The Russian Revolution

 

Revolution and its significance

‘the forcible overthrow of a government or social order, in favour of another’

In Marxist terms, ‘replacement of one ruling class by another’

(Oxford English Dictionary)

 

The Russian Revolution was driven by a system of ideas (socialist ideology), and facilitated by World War One. The revolution helped to shape the course of twentieth century world history

 

Russia before the revolution

Russia covers one sixth of the world’s land surface, stretching from Germany in the west to Japan in the east. Economically and politically it was behind Europe, even literally: It used the Julian calendar for 400 years longer than western Europe necessitating the elimination of 13 days of February 1918 to catch up, when the Gregorian calendar was adopted after the revolution.

 

The Russian empire was the largest land-empire in the world.

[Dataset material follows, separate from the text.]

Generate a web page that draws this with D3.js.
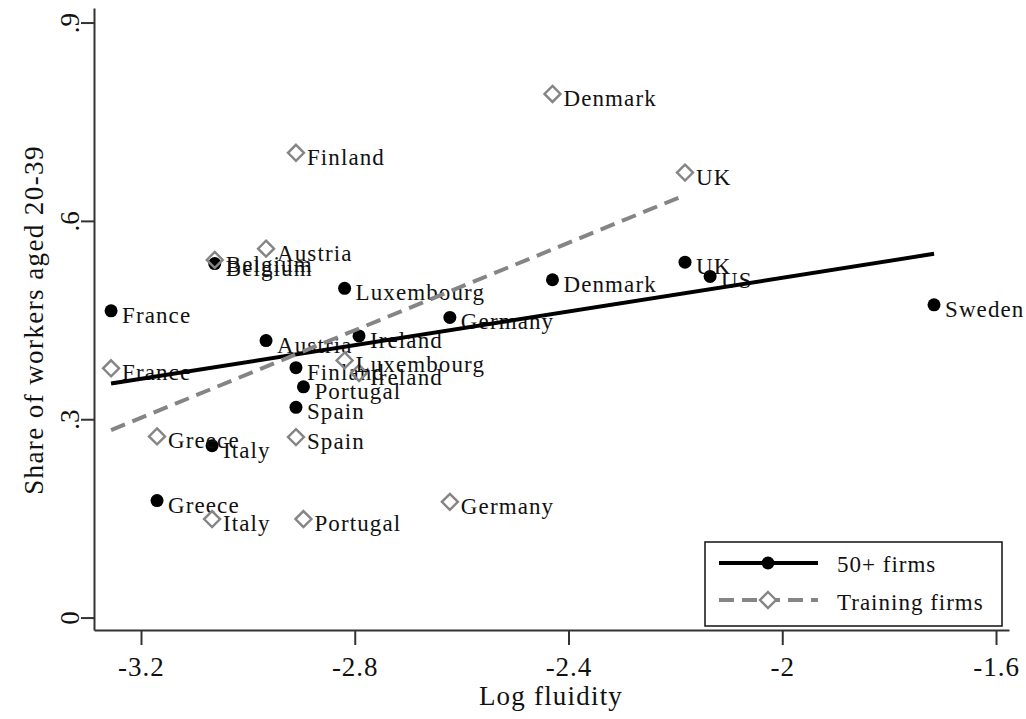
<!DOCTYPE html>
<html>
<head>
<meta charset="utf-8">
<script src="https://cdn.jsdelivr.net/npm/d3@7"></script>
<style>
  html, body { margin: 0; padding: 0; background: #fff; }
</style>
</head>
<body>
<svg id="chart" width="1026" height="719"></svg>
<script>
// countries and their log fluidity (shared by both series)
const countries = ['France', 'Belgium', 'Austria', 'Luxembourg', 'Ireland', 'Germany', 'Finland',
  'Portugal', 'Spain', 'Italy', 'Greece', 'Denmark', 'UK', 'US', 'Sweden'];
const fluidity = [-3.256, -3.062, -2.966, -2.819, -2.792, -2.622, -2.910,
  -2.896, -2.910, -3.067, -3.170, -2.430, -2.182, -2.135, -1.716];
// share of workers aged 20-39, null where the country has no value
const share50 = [0.464, 0.5355, 0.419, 0.498, 0.426, 0.454, 0.378,
  0.349, 0.318, 0.260, 0.177, 0.511, 0.5375, 0.516, 0.473];
const shareTraining = [0.377, 0.541, 0.558, 0.389, 0.370, 0.175, 0.703,
  0.149, 0.273, 0.149, 0.274, 0.792, 0.673, null, null];

const seriesNames = ['50+ firms', 'Training firms'];
const xTicks = [-3.2, -2.8, -2.4, -2, -1.6];
const xTickLabels = ['-3.2', '-2.8', '-2.4', '-2', '-1.6'];
const yTicks = [0, 0.3, 0.6, 0.9];
const yTickLabels = ['0', '.3', '.6', '.9'];

const FONT = '"Liberation Serif", "Times New Roman", Times, "DejaVu Serif", serif';
const svg = d3.select('#chart');

const x = d3.scaleLinear().domain([-3.28795, -1.5757]).range([94, 1009]);
const y = d3.scaleLinear().domain([-0.0188, 0.922]).range([630, 8]);

const grey = '#858585';

function points(values) {
  return countries
    .map((c, i) => ({ name: c, x: fluidity[i], y: values[i] }))
    .filter(d => d.y != null);
}

function olsLine(pts) {
  const mx = d3.mean(pts, d => d.x);
  const my = d3.mean(pts, d => d.y);
  const b = d3.sum(pts, d => (d.x - mx) * (d.y - my)) / d3.sum(pts, d => (d.x - mx) ** 2);
  const a = my - b * mx;
  const ext = d3.extent(pts, d => d.x);
  return ext.map(v => ({ x: v, y: a + b * v }));
}

const pts50 = points(share50);
const ptsTr = points(shareTraining);

// axes
const xAxis = svg.append('g')
  .attr('transform', 'translate(0,630)')
  .call(d3.axisBottom(x).tickValues(xTicks).tickSize(15).tickSizeOuter(0)
    .tickFormat((d, i) => xTickLabels[i]));
xAxis.select('.domain').attr('stroke', '#333').attr('stroke-width', 2);
xAxis.selectAll('.tick line').attr('stroke', '#333').attr('stroke-width', 2);
xAxis.selectAll('.tick text')
  .attr('y', 27).attr('dy', '0.71em')
  .style('font-size', '27px').style('letter-spacing', '1px');

const yAxis = svg.append('g')
  .attr('transform', 'translate(94,0)')
  .call(d3.axisLeft(y).tickValues(yTicks).tickSize(13).tickSizeOuter(0)
    .tickFormat((d, i) => yTickLabels[i]));
yAxis.select('.domain').attr('stroke', '#333').attr('stroke-width', 2);
yAxis.selectAll('.tick line').attr('stroke', '#333').attr('stroke-width', 2);
yAxis.selectAll('.tick text')
  .attr('x', 0).attr('dy', 0)
  .attr('transform', 'translate(-15,0) rotate(-90)')
  .attr('text-anchor', 'middle')
  .style('font-size', '27px');

svg.append('text')
  .attr('x', 551).attr('y', 705)
  .attr('text-anchor', 'middle')
  .style('font-size', '27px').style('letter-spacing', '1.2px')
  .text('Log fluidity');

svg.append('text')
  .attr('transform', 'translate(43,320) rotate(-90)')
  .attr('text-anchor', 'middle')
  .style('font-size', '27px').style('letter-spacing', '1.4px')
  .text('Share of workers aged 20-39');

// scatter: 50+ firms
const g50 = svg.append('g');
g50.selectAll('circle').data(pts50).enter().append('circle')
  .attr('cx', d => x(d.x)).attr('cy', d => y(d.y)).attr('r', 6.5)
  .attr('fill', '#000');
g50.selectAll('text').data(pts50).enter().append('text')
  .attr('x', d => x(d.x) + 11).attr('y', d => y(d.y) + 12)
  .style('font-size', '23px').style('letter-spacing', '1.1px')
  .text(d => d.name);

// scatter: training firms
const diamond = 'M0,-8L8,0L0,8L-8,0Z';
const gTr = svg.append('g');
gTr.selectAll('path').data(ptsTr).enter().append('path')
  .attr('d', diamond)
  .attr('transform', d => 'translate(' + x(d.x) + ',' + y(d.y) + ')')
  .attr('fill', 'none').attr('stroke', grey).attr('stroke-width', 2.4);
gTr.selectAll('text').data(ptsTr).enter().append('text')
  .attr('x', d => x(d.x) + 11).attr('y', d => y(d.y) + 12)
  .style('font-size', '23px').style('letter-spacing', '1.1px')
  .text(d => d.name);

// fitted lines
const line = d3.line().x(d => x(d.x)).y(d => y(d.y));
svg.append('path').datum(olsLine(pts50))
  .attr('d', line).attr('fill', 'none')
  .attr('stroke', '#000').attr('stroke-width', 4);
svg.append('path').datum(olsLine(ptsTr))
  .attr('d', line).attr('fill', 'none')
  .attr('stroke', grey).attr('stroke-width', 4)
  .attr('stroke-dasharray', '15,8');

// legend
const lg = svg.append('g');
lg.append('rect')
  .attr('x', 705).attr('y', 542).attr('width', 297).attr('height', 84)
  .attr('fill', '#fff').attr('stroke', '#111').attr('stroke-width', 1.5);
lg.append('line').attr('x1', 719).attr('x2', 818).attr('y1', 563).attr('y2', 563)
  .attr('stroke', '#000').attr('stroke-width', 4);
lg.append('circle').attr('cx', 768).attr('cy', 563).attr('r', 6.5).attr('fill', '#000');
lg.append('line').attr('x1', 719).attr('x2', 818).attr('y1', 600).attr('y2', 600)
  .attr('stroke', grey).attr('stroke-width', 4).attr('stroke-dasharray', '15,8');
lg.append('path').attr('d', diamond)
  .attr('transform', 'translate(768,600)')
  .attr('fill', '#fff').attr('stroke', grey).attr('stroke-width', 2.4);
lg.selectAll('text.lab').data(seriesNames).enter().append('text')
  .attr('class', 'lab')
  .attr('x', 837).attr('y', (d, i) => 572 + i * 38)
  .style('font-size', '23px').style('letter-spacing', '1px')
  .text(d => d);

// one serif face for every text, axis texts included
svg.selectAll('text').style('font-family', FONT).style('fill', '#111');
</script>
</body>
</html>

It contained a population of roughly 125 million, which included more than 100 different nationalities, of which the dominant group were the Slavs. A great majority of the population, about 80%, were peasants.

 

Pre-revolutionary politics

The Russian emperor was called the Tsar, a word deriving from Caesar, leader of Roman empire. The Romanov dynasty had ruled since 1612 and Nicholas II had been Tsar from 1894 to 1917. The Nineteenth century had been one of resisting the great changes of Western Europe, yet being fascinated by them. There was a growing sense that Russia needed to modernise to protect itself.

 

Economic change in late 19th Century

Alexander II, who ruled from 1855-1881, fostered modern economic development: railways, exports of wheat and early industry from the 1860s. This economic openness stimulated intellectual openness to Western European ideas. There became a tension between ‘westernizers’ and ‘slavophiles’ and the growth of political discussion met with repression.

 

The 1870s saw the rise of underground groups, often led by Marxists, and the murder of Alexander II in 1881.

 

Effects  of early industrialisation

Alexander III (1881-1894) saw western influence as damaging to autocracy, but he needed military strength, because he was determined to make Russia industrially independent from Europe. His industrial development programme included the Trans Siberian Railway. This programme continued under Nicholas II (1894-1917), but insulation from the west cannot stop rising tide of dissenting political ideas.

 

Rising political dissent

Russian Social Democratic Workers Party (1898) believed in a two stage revolution:

  1. The bourgeois, democratic revolution replaces autocracy
  2. Then workers seize power and institute socialism

 

Vladimir Lenin(1870-1924)  felt Russia’s conditions were special, and that revolution there should skip the democratic phase and go straight to full socialism.

 

Bolsheviks and Mensheviks

Radical opposition to autocracy in Russia took two main forms from Worker’s Party Congress in 1903:

A milder form of dissent was liberal-constitutional. They wanted a parliament to limit tsar’s power. In 1905 Nicholas II allowed creation of a DUMA, a parliament, but it is short-lived.

 

Russia and World War I

War put the Russian society and economy under immense pressure. Economic and military difficulties were exacerbated by the decline of the royal image.

 

The February Revolution

This was the fall of autocracy. War conditions eroded Russian’s fabric through hardship. Yet war needs brought workers together and gave them more power. Liberals managed to re-institute the Duma, but the Tsar often overrode it. In January 1917, there was widespread unrest in Petrograd (new name for St Petersburg) and in February 1917, the tsar abdicated and a provisional government took over. The Mensheviks established a SOVIET (council) of Workers and Soldiers. The two organisations shared power.

 

The October Revolution, 1917

Lenin returned from exile in Switzerland in October 1917 and rallied the Bolsheviks. Their slogan was: ‘Peace, land, bread’. They tried to appeal to both workers and peasants, both hammer and sickle. On the night of 24 October, Bolshevik forces, led by Leon Trotsky, stormed the Winter Palace, the seat of the provisional government, and seized power.

 

The significance of this is that they created an alternative model of development, which ultimately lead to the bipolar world of the Cold War and the arms race. This had the immediate legacy however of domestic isolation and economic stagnation.